Movies and television are not the only places where doors become dramatic. In games, a door slam can tell the player that a room has locked, an enemy is close, or a scripted event has started. It can also be a feedback sound: the world has changed state, and the player needs to react.
In this clip from the 2023 video game Dead Space, a necromorph tries to pry open an elevator door while the soundtrack builds tension. When the elevator finally slams shut, the sound is both mechanical and emotional. It is machinery doing its job, but it is also a narrow escape.
A strong door slam is often more than one recording. You might use a handle turn, hinge creak, cloth movement, short whoosh, latch click, surface impact, and room tail. The danger is stacking everything at full volume. If every layer is huge, the door stops sounding intentional and starts sounding like a trailer hit.
When in doubt, mute the biggest layer and listen again. Often the smaller details tell the audience more than the oversized slam. A quiet latch after a fight can be colder than a giant boom. A tiny hinge creak before a horror slam can create more dread than the impact itself.
A door slamming sound effect is a recorded or designed impact sound used when a door closes with force. It can include the door body, latch, handle, hinge, room tone, rattle, and reverb around the impact.
Choose by story and surface. Wood is warm and domestic, metal is sharper and more threatening, screen doors are bright and rattly, and car doors are compact and familiar. Perspective, room size, and emotional tone should guide the final choice.

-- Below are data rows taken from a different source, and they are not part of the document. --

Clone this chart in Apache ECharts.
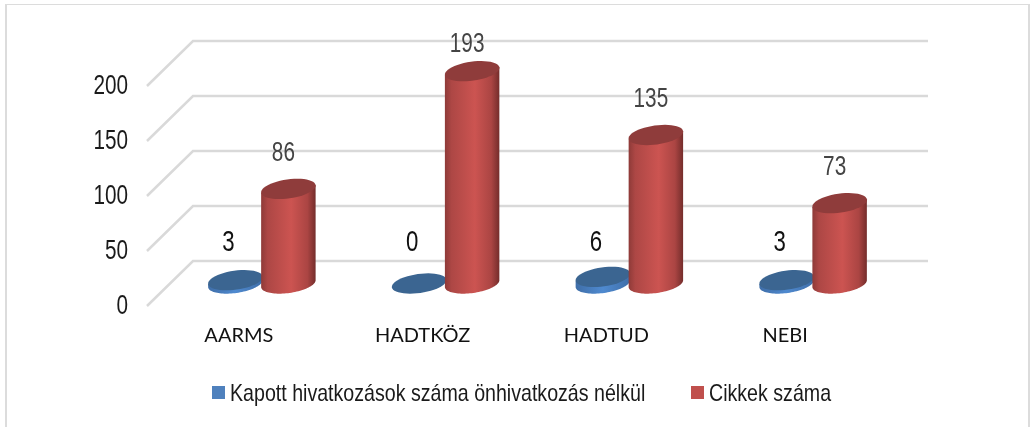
<!DOCTYPE html>
<html>
<head>
<meta charset="utf-8">
<script src="https://cdn.jsdelivr.net/npm/echarts@6/dist/echarts.min.js"></script>
<style>
  html, body { margin: 0; padding: 0; background: #fff; }
  #frame { position: absolute; left: 5px; top: 4px; width: 1021px; height: 423px;
    border: solid #dcdcdc; border-width: 1px 2px 0 2px; }
  #chart { position: absolute; left: 0; top: 0; width: 1030px; height: 427px; }
</style>
</head>
<body>
<div id="frame"></div>
<div id="chart"></div>
<script>
const categories = ["AARMS", "HADTKÖZ", "HADTUD", "NEBI"];
const kapottValues = [3, 0, 6, 3];
const cikkekValues = [86, 193, 135, 73];
const yTicks = [0, 50, 100, 150, 200];

const kapottName = "Kapott hivatkozások száma önhivatkozás nélkül";
const cikkekName = "Cikkek száma";

const KAPOTT_COLOR = "#4f81bd";
const CIKKEK_COLOR = "#c0504d";

// fake 3d: back wall sits up-right of the front plane, bars stand half way in
const DEPTH_X = 46;
const DEPTH_Y = 45;
const RX = 27.5;
const RY = 9.5;
const TILT = (8 * Math.PI) / 180;

// the original text is a horizontally squeezed Arial, no narrow font here
const FONT_NUM = '28px "Liberation Sans", sans-serif';
const FONT_NUM_BIG = '30px "Liberation Sans", sans-serif';
const FONT_LEGEND = '24px "Liberation Sans", sans-serif';
const SQUEEZE_NUM = 0.74;
const SQUEEZE_LEGEND = 0.817;

// point on the tilted ellipse, t in radians
function ellipsePoint(cx, cy, t) {
  const ex = RX * Math.cos(t);
  const ey = RY * Math.sin(t);
  return [
    cx + ex * Math.cos(TILT) + ey * Math.sin(TILT),
    cy - ex * Math.sin(TILT) + ey * Math.cos(TILT),
  ];
}

function ellipsePoints(cx, cy, from, to) {
  const pts = [];
  for (let i = 0; i <= 48; i++) {
    pts.push(ellipsePoint(cx, cy, from + ((to - from) * i) / 48));
  }
  return pts;
}

function sideGradient(stops) {
  return new echarts.graphic.LinearGradient(
    0, 0, 1, 0,
    stops.map((c) => ({ offset: c[0], color: c[1] }))
  );
}

function cylinderRenderer(offsetX, look) {
  return function (params, api) {
    const cat = api.value(0);
    const val = api.value(1);
    const top = api.coord([cat, val]);
    const base = api.coord([cat, 0]);
    const cx = base[0] + DEPTH_X / 2 + offsetX;
    const baseY = base[1] - DEPTH_Y / 2;
    const topY = top[1] - DEPTH_Y / 2;

    const children = [];
    if (val > 0) {
      // side: top-left, round the front of the base, up to top-right
      const side = [ellipsePoint(cx, topY, Math.PI)]
        .concat(ellipsePoints(cx, baseY, Math.PI, 0))
        .concat([ellipsePoint(cx, topY, 0)]);
      children.push({
        type: "polygon",
        shape: { points: side },
        style: { fill: sideGradient(look.side) },
      });
    }
    children.push({
      type: "polygon",
      shape: { points: ellipsePoints(cx, topY, 0, Math.PI * 2) },
      style: { fill: look.top },
    });
    children.push({
      type: "text",
      x: cx + look.labelDx,
      // small discs keep their labels on one line, tall bars stop under the top edge
      y: look.labelFromBase ? baseY - 40.5 : Math.max(topY - 36, 44),
      scaleX: SQUEEZE_NUM,
      style: {
        text: String(val),
        fill: look.labelColor,
        font: look.labelFont,
        align: "center",
        verticalAlign: "middle",
      },
    });
    return { type: "group", children: children };
  };
}

// wall line plus its tick label, tick value comes in through the y axis
function renderWall(params, api) {
  const tick = api.value(1);
  const y = api.coord([0, tick])[1];
  const sys = params.coordSys;
  return {
    type: "group",
    children: [
      {
        type: "polyline",
        shape: {
          points: [
            [sys.x, y],
            [sys.x + DEPTH_X, y - DEPTH_Y],
            [sys.x + sys.width + DEPTH_X, y - DEPTH_Y],
          ],
        },
        style: { fill: "none", stroke: "#d9d9d9", lineWidth: 2.5 },
      },
      {
        type: "text",
        x: sys.x - 19,
        y: y,
        scaleX: SQUEEZE_NUM,
        style: {
          text: String(tick),
          fill: "#1a1a1a",
          font: FONT_NUM,
          align: "right",
          verticalAlign: "middle",
        },
      },
    ],
  };
}

function legendEntry(name, color, left) {
  return [
    { type: "rect", left: left, top: 386, shape: { width: 13, height: 13 }, style: { fill: color } },
    {
      type: "text",
      x: left + 18,
      y: 394,
      scaleX: SQUEEZE_LEGEND,
      style: { text: name, fill: "#1a1a1a", font: FONT_LEGEND, align: "left", verticalAlign: "middle" },
    },
  ];
}

const chartInstance = echarts.init(document.getElementById("chart"));

const option = {
  animation: false,
  backgroundColor: "transparent",
  grid: { left: 147, top: 86, width: 735, height: 220 },
  graphic: legendEntry(kapottName, KAPOTT_COLOR, 212).concat(
    legendEntry(cikkekName, CIKKEK_COLOR, 691)
  ),
  xAxis: {
    type: "category",
    data: categories.map((c) =>
      c === "NEBI" ? { value: c, textStyle: { padding: [0, 10, 0, 0] } } : c
    ),
    axisLine: { show: false },
    axisTick: { show: false },
    axisLabel: {
      margin: 20,
      fontFamily: "Lato, sans-serif",
      fontSize: 20,
      color: "#111",
    },
  },
  yAxis: {
    type: "value",
    min: 0,
    max: 200,
    interval: 50,
    axisLine: { show: false },
    axisTick: { show: false },
    splitLine: { show: false },
    axisLabel: { show: false },
  },
  series: [
    {
      name: "walls",
      type: "custom",
      z: 1,
      silent: true,
      clip: false,
      encode: { x: 0, y: 1 },
      data: yTicks.map((t) => [0, t]),
      renderItem: renderWall,
    },
    {
      name: kapottName,
      type: "custom",
      z: 2,
      clip: false,
      itemStyle: { color: KAPOTT_COLOR },
      encode: { x: 0, y: 1 },
      data: kapottValues.map((v, i) => [i, v]),
      renderItem: cylinderRenderer(-26.5, {
        top: "#3b6591",
        side: [[0, "#3f6ea8"], [0.5, "#4f8ad0"], [1, "#3f6ea8"]],
        labelDx: -7,
        labelColor: "#111",
        labelFont: FONT_NUM_BIG,
        labelFromBase: true,
      }),
    },
    {
      name: cikkekName,
      type: "custom",
      z: 3,
      clip: false,
      itemStyle: { color: CIKKEK_COLOR },
      encode: { x: 0, y: 1 },
      data: cikkekValues.map((v, i) => [i, v]),
      renderItem: cylinderRenderer(26.5, {
        top: "#8f3c3b",
        side: [
          [0, "#8e3a38"],
          [0.12, "#ad4745"],
          [0.55, "#cc5451"],
          [0.85, "#ab4543"],
          [1, "#742d2b"],
        ],
        labelDx: -5,
        labelColor: "#444",
        labelFont: FONT_NUM,
        labelFromBase: false,
      }),
    },
  ],
};

chartInstance.setOption(option);
</script>
</body>
</html>
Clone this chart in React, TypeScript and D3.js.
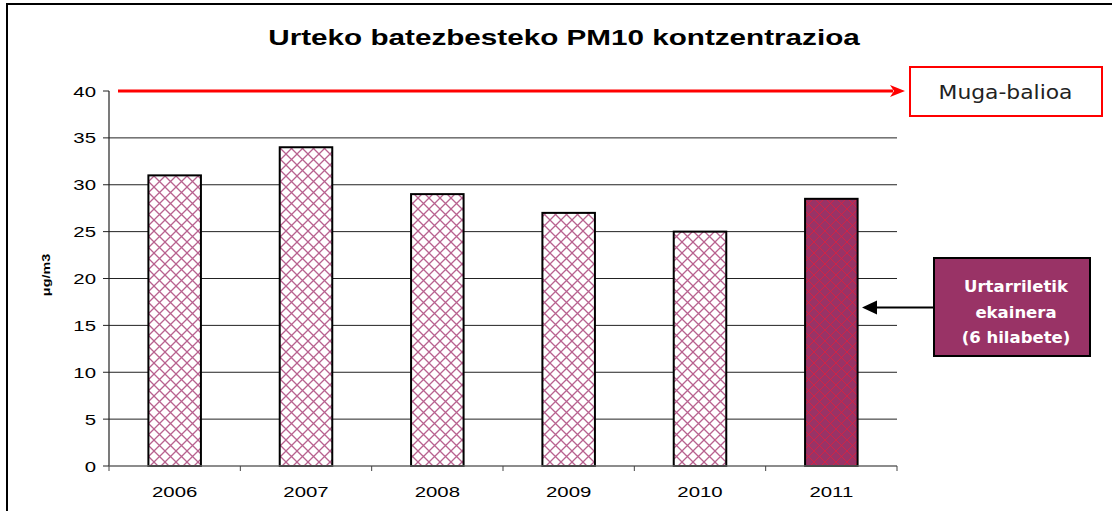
import React from "react";
import * as d3 from "d3";

const years = ["2006", "2007", "2008", "2009", "2010", "2011"];
const values = [31, 34, 29, 27, 25, 28.5];
const highlighted = [false, false, false, false, false, true];
const yTicks = [0, 5, 10, 15, 20, 25, 30, 35, 40];
const limitValue = 40;
const title = "Urteko batezbesteko PM10 kontzentrazioa";
const yLabel = "μg/m3";
const limitLabel = "Muga-balioa";
const noteLines = ["Urtarriletik", "ekainera", "(6 hilabete)"];

const W = 1112;
const H = 511;
const plot = { left: 109, right: 897, top: 91, bottom: 466 };
const SX = 1.36;

function SText(props: {
  x: number;
  y: number;
  sx?: number;
  anchor?: string;
  size: number;
  family: string;
  weight?: string;
  fill?: string;
  children: React.ReactNode;
}) {
  const sx = props.sx ?? SX;
  return (
    <text
      transform={`translate(${props.x},${props.y}) scale(${sx},1)`}
      textAnchor={props.anchor ?? "middle"}
      fontSize={props.size}
      fontFamily={props.family}
      fontWeight={props.weight ?? "normal"}
      fill={props.fill ?? "#000"}
    >
      {props.children}
    </text>
  );
}

export default function App() {
  const x = d3
    .scaleBand<string>()
    .domain(years)
    .range([plot.left, plot.right])
    .paddingInner(0.6)
    .paddingOuter(0.3);
  const y = d3.scaleLinear().domain([0, 40]).range([plot.bottom, plot.top]);
  const step = x.step();
  const boundaries = d3.range(years.length + 1).map((i) => plot.left + i * step);
  const gothic = "'DejaVu Sans', sans-serif";
  const arial = "'Liberation Sans', Arial, sans-serif";
  const ly = y(limitValue);
  const arrowY = y(16.9);

  return (
    <svg
      width={W}
      height={H}
      style={{ position: "absolute", left: 0, top: 0, background: "#fff" }}
    >
      <defs>
        <pattern id="hatch" patternUnits="userSpaceOnUse" width={11} height={11}>
          <rect width={11} height={11} fill="#ffffff" />
          <path d="M0,0 L11,11 M11,0 L0,11" stroke="#b8628f" strokeWidth={1.3} />
        </pattern>
        <pattern id="hatch2" patternUnits="userSpaceOnUse" width={11} height={11}>
          <rect width={11} height={11} fill="#993366" />
          <path d="M0,0 L11,11 M11,0 L0,11" stroke="#e0203c" strokeWidth={0.8} />
        </pattern>
      </defs>
      <rect x={7} y={4} width={W + 20} height={H + 20} fill="#fff" stroke="#000" strokeWidth={2} />

      <SText x={564} y={45} sx={1.38} family={arial} weight="bold" size={21.5}>
        {title}
      </SText>

      {/* gridlines */}
      {yTicks.filter((t) => t > 0 && t < 40).map((t) => (
        <line key={t} x1={plot.left} x2={plot.right} y1={y(t)} y2={y(t)} stroke="#222" strokeWidth={1} />
      ))}

      {/* y axis */}
      <line x1={plot.left} x2={plot.left} y1={plot.top} y2={plot.bottom} stroke="#222" strokeWidth={1.2} />
      {yTicks.map((t) => (
        <g key={t}>
          <line x1={plot.left - 6} x2={plot.left} y1={y(t)} y2={y(t)} stroke="#222" strokeWidth={1} />
          <SText x={96} y={y(t) + 5.5} anchor="end" family={arial} size={15}>
            {t}
          </SText>
        </g>
      ))}
      <text
        transform={`translate(50,${275}) rotate(-90) scale(1.25,1)`}
        textAnchor="middle"
        fontFamily={arial}
        fontWeight="bold"
        fontSize={11.5}
      >
        {yLabel}
      </text>

      {/* bars */}
      {years.map((yr, i) => (
        <rect
          key={yr}
          x={x(yr)}
          y={y(values[i])}
          width={x.bandwidth()}
          height={plot.bottom - y(values[i])}
          fill={highlighted[i] ? "url(#hatch2)" : "url(#hatch)"}
          stroke="#000"
          strokeWidth={2}
        />
      ))}

      {/* x axis */}
      <line x1={plot.left} x2={plot.right} y1={plot.bottom} y2={plot.bottom} stroke="#666" strokeWidth={1.5} />
      {boundaries.map((b, i) => (
        <line key={i} x1={b} x2={b} y1={plot.bottom} y2={plot.bottom + 5} stroke="#444" strokeWidth={1} />
      ))}
      {years.map((yr) => (
        <SText
          key={yr}
          x={(x(yr) as number) + x.bandwidth() / 2}
          y={497}
          family={arial}
          size={15}
        >
          {yr}
        </SText>
      ))}

      {/* limit line */}
      <line x1={118} x2={893} y1={ly} y2={ly} stroke="#ff0000" strokeWidth={3} />
      <path d={`M905,${ly} L890,${ly - 6} L894,${ly} L890,${ly + 6} Z`} fill="#ff0000" />
      <rect x={910} y={67} width={192} height={49} fill="#fff" stroke="#ff0000" strokeWidth={2} />
      <SText x={1005.5} y={99} sx={1.12} family={gothic} size={19.5} fill="#222">
        {limitLabel}
      </SText>

      {/* annotation */}
      <line x1={934} x2={874} y1={arrowY} y2={arrowY} stroke="#000" strokeWidth={2} />
      <path d={`M862,${arrowY} L877,${arrowY - 7} L877,${arrowY + 7} Z`} fill="#000" />
      <rect x={934} y={258} width={156} height={98} fill="#993366" stroke="#000" strokeWidth={2} />
      {noteLines.map((l, i) => (
        <SText
          key={i}
          x={1016}
          y={292 + i * 25.5}
          sx={1}
          family={gothic}
          weight="bold"
          size={16.5}
          fill="#fff"
        >
          {l}
        </SText>
      ))}
    </svg>
  );
}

It should feel believable for the scene, but it does not have to be literal. Comedy, horror, trailers, games, and action scenes often use exaggerated layers because the audience needs to feel the meaning of the slam more than the exact physics.
Layer a clean door close with a short low thud, a latch or metal detail, and a controlled room tail. Keep each layer in a clear role so the result has weight without becoming muddy or cartoonishly oversized.